## start

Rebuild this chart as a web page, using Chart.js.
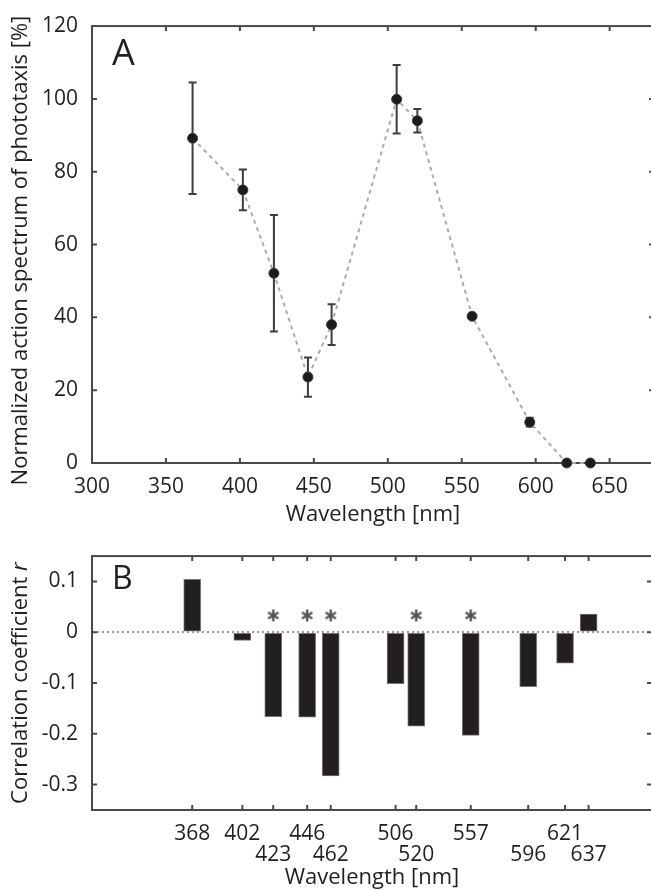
<!DOCTYPE html>
<html>
<head>
<meta charset="utf-8">
<script src="https://cdn.jsdelivr.net/npm/chart.js@4.4.1/dist/chart.umd.min.js"></script>
<style>
  html, body { margin: 0; background: #fff; }
  #wrap { width: 651px; height: 890px; overflow: hidden; }
  canvas { display: block; }
</style>
</head>
<body>
<div id="wrap">
  <canvas id="spec" width="660" height="530"></canvas>
  <canvas id="corr" width="660" height="360"></canvas>
</div>
<script>
// ---------- data ----------
const wavelengths = [368, 402, 423, 446, 462, 506, 520, 557, 596, 621, 637];
const response    = [89.2, 75.0, 52.1, 23.6, 38.0, 99.9, 94.0, 40.3, 11.2, 0, 0];
const responseErr = [15.3, 5.6, 16.0, 5.4, 5.6, 9.4, 3.2, 0.5, 1.2, 0, 0];
const corrR       = [0.104, -0.016, -0.166, -0.167, -0.283, -0.101, -0.185, -0.203, -0.107, -0.061, 0.036];
const significant = [423, 446, 462, 520, 557];
const starLevel   = 0.033;

const specXTicks = [300, 350, 400, 450, 500, 550, 600, 650];
const specYTicks = [0, 20, 40, 60, 80, 100, 120];
const corrYTicks = [-0.3, -0.2, -0.1, 0, 0.1];
const lowerRow   = [423, 462, 520, 596, 637];   // labels on second line

const INK = '#231f20', AXIS = '#4a4a4a';
const FONT = '"Open Sans", sans-serif';
Chart.defaults.font.family = FONT;
Chart.defaults.color = INK;

// ---------- helpers / plugins ----------
const fixTicks = vals => scale => { scale.ticks = vals.map(v => ({value: v})); };

const framePlugin = {
  id: 'frame',
  beforeDatasetsDraw(chart){
    const {ctx, chartArea: a, scales} = chart;
    ctx.save();
    ctx.strokeStyle = AXIS; ctx.lineWidth = 2;
    ctx.strokeRect(a.left, a.top, a.right - a.left, a.bottom - a.top);
    ctx.beginPath();
    scales.x.ticks.forEach(t => {
      const p = scales.x.getPixelForValue(t.value);
      ctx.moveTo(p, a.bottom); ctx.lineTo(p, a.bottom - 5);
      ctx.moveTo(p, a.top);    ctx.lineTo(p, a.top + 5);
    });
    scales.y.ticks.forEach(t => {
      const p = scales.y.getPixelForValue(t.value);
      ctx.moveTo(a.left, p);  ctx.lineTo(a.left + 5, p);
      ctx.moveTo(a.right, p); ctx.lineTo(a.right - 5, p);
    });
    ctx.stroke();
    ctx.restore();
  }
};

function decor(letter, letterSize, letterBase, parts, titleX){
  return {
    id: 'decor',
    afterDraw(chart){
      const {ctx, chartArea: a} = chart;
      ctx.save();
      ctx.fillStyle = INK;
      ctx.font = `${letterSize}px ${FONT}`;
      ctx.textBaseline = 'alphabetic'; ctx.textAlign = 'left';
      ctx.fillText(letter, a.left + 20, letterBase);
      // rotated y title, parts may be italic
      const fonts = parts.map(p => `${p.italic ? 'italic ' : ''}22px ${FONT}`);
      let total = 0;
      const widths = parts.map((p, i) => { ctx.font = fonts[i]; const w = ctx.measureText(p.t).width; total += w; return w; });
      ctx.translate(titleX, (a.top + a.bottom) / 2 + (parts.cy || 0));
      ctx.rotate(-Math.PI / 2);
      ctx.textBaseline = 'middle';
      let x = -total / 2;
      parts.forEach((p, i) => { ctx.font = fonts[i]; ctx.fillText(p.t, x, 0); x += widths[i]; });
      ctx.restore();
    }
  };
}

const errorBars = {
  id: 'errorBars',
  beforeDatasetsDraw(chart){
    const {ctx, scales: {x, y}} = chart;
    ctx.save();
    ctx.strokeStyle = '#3d3d3d'; ctx.lineWidth = 2;
    ctx.beginPath();
    wavelengths.forEach((w, i) => {
      if (!responseErr[i]) return;
      const px = x.getPixelForValue(w);
      const hi = y.getPixelForValue(response[i] + responseErr[i]);
      const lo = y.getPixelForValue(response[i] - responseErr[i]);
      ctx.moveTo(px, hi); ctx.lineTo(px, lo);
      ctx.moveTo(px - 4, hi); ctx.lineTo(px + 4, hi);
      ctx.moveTo(px - 4, lo); ctx.lineTo(px + 4, lo);
    });
    ctx.stroke();
    ctx.restore();
  }
};

function asteriskImg(){
  const c = document.createElement('canvas'); c.width = c.height = 14;
  const g = c.getContext('2d');
  g.strokeStyle = '#555'; g.lineWidth = 2.4;
  for (let k = 0; k < 3; k++){
    const an = Math.PI / 2 + k * Math.PI / 3;
    g.beginPath();
    g.moveTo(7 + 6 * Math.cos(an), 7 + 6 * Math.sin(an));
    g.lineTo(7 - 6 * Math.cos(an), 7 - 6 * Math.sin(an));
    g.stroke();
  }
  return c;
}

const tickFont = {size: 21, lineHeight: 1.15};
const titleFont = {size: 22, lineHeight: 1.2};

// ---------- A: action spectrum ----------
const yTitleA = [{t: 'Normalized action spectrum of phototaxis [%]'}];
yTitleA.cy = 6;
new Chart(document.getElementById('spec'), {
  type: 'line',
  data: {datasets: [{
    data: wavelengths.map((w, i) => ({x: w, y: response[i]})),
    borderColor: '#ababab', borderWidth: 2, borderDash: [4, 4],
    pointRadius: 5, pointBackgroundColor: '#1c1c1c', pointBorderColor: '#3a3a3a', pointBorderWidth: 1,
    tension: 0, clip: false
  }]},
  options: {
    responsive: false, animation: false,
    layout: {padding: {top: 20, right: 6, left: 0, bottom: 0}},
    plugins: {legend: {display: false}, tooltip: {enabled: false}},
    scales: {
      x: {type: 'linear', min: 300, max: 680,
        afterBuildTicks: fixTicks(specXTicks),
        afterFit: s => { s.height = 67; },
        grid: {display: false, drawTicks: false}, border: {display: false},
        ticks: {font: tickFont, padding: 12, maxRotation: 0},
        title: {display: true, text: 'Wavelength [nm]', font: titleFont, padding: {top: 0, bottom: 2}}},
      y: {min: 0, max: 120,
        afterBuildTicks: fixTicks(specYTicks),
        afterFit: s => { s.width = 92; },
        grid: {display: false, drawTicks: false}, border: {display: false},
        ticks: {font: tickFont, padding: 14}}
    }
  },
  plugins: [framePlugin, errorBars, decor('A', 36, 65, yTitleA, 21)]
});

// ---------- B: correlation coefficient ----------
const yTitleB = [{t: 'Correlation coefficient '}, {t: 'r', italic: true}];
new Chart(document.getElementById('corr'), {
  type: 'bar',
  data: {datasets: [
    {type: 'bar', data: wavelengths.map((w, i) => ({x: w, y: corrR[i]})),
      backgroundColor: INK, borderColor: '#777', borderWidth: 1, borderSkipped: false,
      barThickness: 17},
    {type: 'scatter', data: significant.map(w => ({x: w, y: starLevel})),
      pointStyle: asteriskImg(), pointRadius: 7}
  ]},
  options: {
    responsive: false, animation: false,
    layout: {padding: {top: 17, right: 6, left: 0, bottom: 0}},
    plugins: {legend: {display: false}, tooltip: {enabled: false}},
    scales: {
      x: {type: 'linear', min: 300, max: 680, offset: false,
        afterBuildTicks: fixTicks(wavelengths),
        afterFit: s => { s.height = 80; },
        grid: {display: false, drawTicks: false}, border: {display: false},
        ticks: {font: {size: 21, lineHeight: 1.0}, padding: 14, maxRotation: 0, autoSkip: false,
          callback: v => lowerRow.includes(v) ? ['', String(v)] : String(v)},
        title: {display: true, text: 'Wavelength [nm]', font: {size: 22, lineHeight: 1.0}, padding: {top: 0, bottom: 1}}},
      y: {min: -0.35, max: 0.15,
        afterBuildTicks: fixTicks(corrYTicks),
        afterFit: s => { s.width = 92; },
        grid: {drawTicks: false, lineWidth: 2,
          color: c => (c.tick && Math.abs(c.tick.value) < 1e-9) ? '#9a9a9a' : 'rgba(0,0,0,0)'},
        border: {display: false, dash: [2, 3]},
        ticks: {font: tickFont, padding: 14,
          callback: v => Math.abs(v) < 1e-9 ? '0' : v.toFixed(1)}}
    }
  },
  plugins: [framePlugin, decor('B', 32, 59, yTitleB, 21)]
});
</script>
</body>
</html>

## end

From the first line of the material down to the line containing "on second line", inclusive, return each line exactly, skipping any picture.

• ANSWER TO THIS EXERCISE
Rebuild this chart as a web page, using Chart.js.
<!DOCTYPE html>
<html>
<head>
<meta charset="utf-8">
<script src="https://cdn.jsdelivr.net/npm/chart.js@4.4.1/dist/chart.umd.min.js"></script>
<style>
  html, body { margin: 0; background: #fff; }
  #wrap { width: 651px; height: 890px; overflow: hidden; }
  canvas { display: block; }
</style>
</head>
<body>
<div id="wrap">
  <canvas id="spec" width="660" height="530"></canvas>
  <canvas id="corr" width="660" height="360"></canvas>
</div>
<script>
// ---------- data ----------
const wavelengths = [368, 402, 423, 446, 462, 506, 520, 557, 596, 621, 637];
const response    = [89.2, 75.0, 52.1, 23.6, 38.0, 99.9, 94.0, 40.3, 11.2, 0, 0];
const responseErr = [15.3, 5.6, 16.0, 5.4, 5.6, 9.4, 3.2, 0.5, 1.2, 0, 0];
const corrR       = [0.104, -0.016, -0.166, -0.167, -0.283, -0.101, -0.185, -0.203, -0.107, -0.061, 0.036];
const significant = [423, 446, 462, 520, 557];
const starLevel   = 0.033;

const specXTicks = [300, 350, 400, 450, 500, 550, 600, 650];
const specYTicks = [0, 20, 40, 60, 80, 100, 120];
const corrYTicks = [-0.3, -0.2, -0.1, 0, 0.1];
const lowerRow   = [423, 462, 520, 596, 637];   // labels on second line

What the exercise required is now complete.